Write your answers in the comments section below


COMMENTS (23)
  • genevieveb-6-bar
    5/26/2016 - 08:17 p.m.

    Neil must "train his brain" because he was born deaf and did not hear spoken word directly after birth. In the article's middle, it states,"Neil got his first implant at 11 months old" (paragraph 7). Neil was nearly a year old when he first received his cochlear implant, a tool that enables him to hear. Due to Neil obtaining the hearing tools at close to a year old, he needed to "train his brain" to process words.

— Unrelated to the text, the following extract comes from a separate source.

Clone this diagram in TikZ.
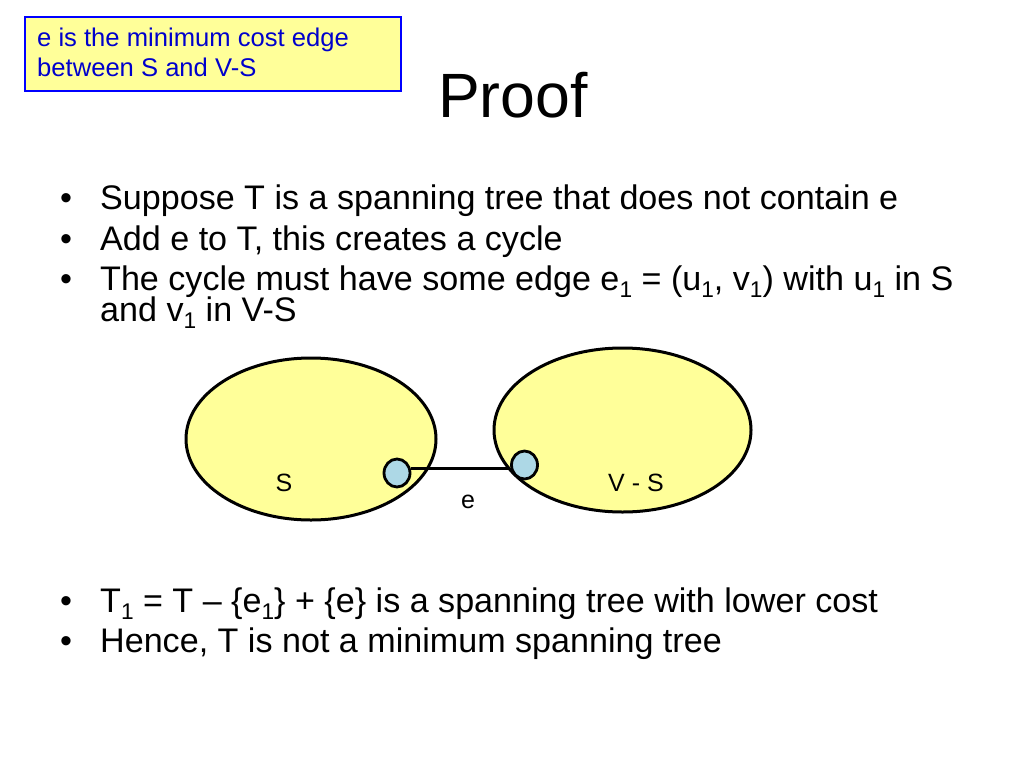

    I found this article inspiring because it is truly amazing that a deaf child can overcome his disability to be the champion in a competition in which he previously could not have joined.

  • caitlynk-2-bar
    5/26/2016 - 09:28 p.m.

    Neil must train his brain because naturally his brain doesn't understand sound so his brain doesn't process that how to speak. His brain needs to train itself how to speak and do other things naturally too. His brain also needs to use other senses in order to find out what people are saying. This article was interesting because it is cool to see that people are stepping out of there comfort zones in order to achieve their goals. This article surprised me because it showed that even if you have some sort of disadvantage you can still achieve your goals.

  • carlym-4-bar
    5/26/2016 - 10:40 p.m.

    Neil trains his brain because he needed to train his brain to spoken words. "After receiving cochlear implants in both ears as a baby, he had to train his brain to understand spoken words. It took countless hours of speech therapy."
    I enjoyed this article because I found it interesting that Neil overcame deafness during the Spelling Bee.

  • ericw-6-bar
    5/27/2016 - 12:52 a.m.

    Neil must train his brain because overcoming deafness to hear when you never had before can be overwhelming like a very loud noise to us.

  • daytonb-3-bar
    5/27/2016 - 10:28 a.m.

    Neil must train is brain because of his cochlear implants which have been programmed to hear human words.

  • valeriep-1-bar
    5/27/2016 - 06:54 p.m.

    Neil must train his brain because his brain doesnt function as fast as ours because he cant hear. Also he needs to train his brain because of his cochlear implants.

  • taylore-1-bar
    5/30/2016 - 03:35 p.m.

    Neil has to train his brain so he can hear the specific words and filter out background noise. This article also said that he trains his brain and now competes in spelling bees. I thought this article was interesting and surprising because I never knew that you could overcome being deaf. One thing I learned from this article was that Neil's parents carry a genetic mutant for loss of hearing so their other daughter was also born deaf.

  • maggiec-3-bar
    5/30/2016 - 10:13 p.m.

    Neil must "train his brain" because he is deaf and has a harder time hearing spoken words. In paragraph two of the article it says "After receiving cochlear implants in both ears as a baby, he had to train his brain to understand spoken words. It took countless hours of speech therapy." Neil has gone through so much in his life and can now hear words with the help of his implants. I thought this article was very inspiring because it is so cool that someone like Neil who is deaf, has worked so hard to accomplish something like this. It shows that even if you have some kind of disability, it shouldn't stop you from accomplishing your goals.

  • lilyg-2-bar
    5/31/2016 - 07:01 p.m.

    Neil must "train his brain" because he has to teach his brain how to understand words because he was born deaf. "he's able to actually visualize what that sounds like in his head and spell the word." This is interesting because I didn't know what deaf people went through to be able to do things like everyone else.

  • calis-3-bar
    5/31/2016 - 08:05 p.m.

    Neil trained his brain because he is deaf. "After receiving cochlear implants in both ears as a baby, he had to train his brain to understand spoken words. It took countless hours of speech therapy". Because he is deaf, he had to learn how to read lips, which is a hard process but necessary in order for him to be able to understand speech of those who can't sign and therefore words that are difficult to spell that may not be in the language of ASL. I found this article inspiring because it is truly amazing to see a boy work past everything the world has thrown his way and soar past greatness.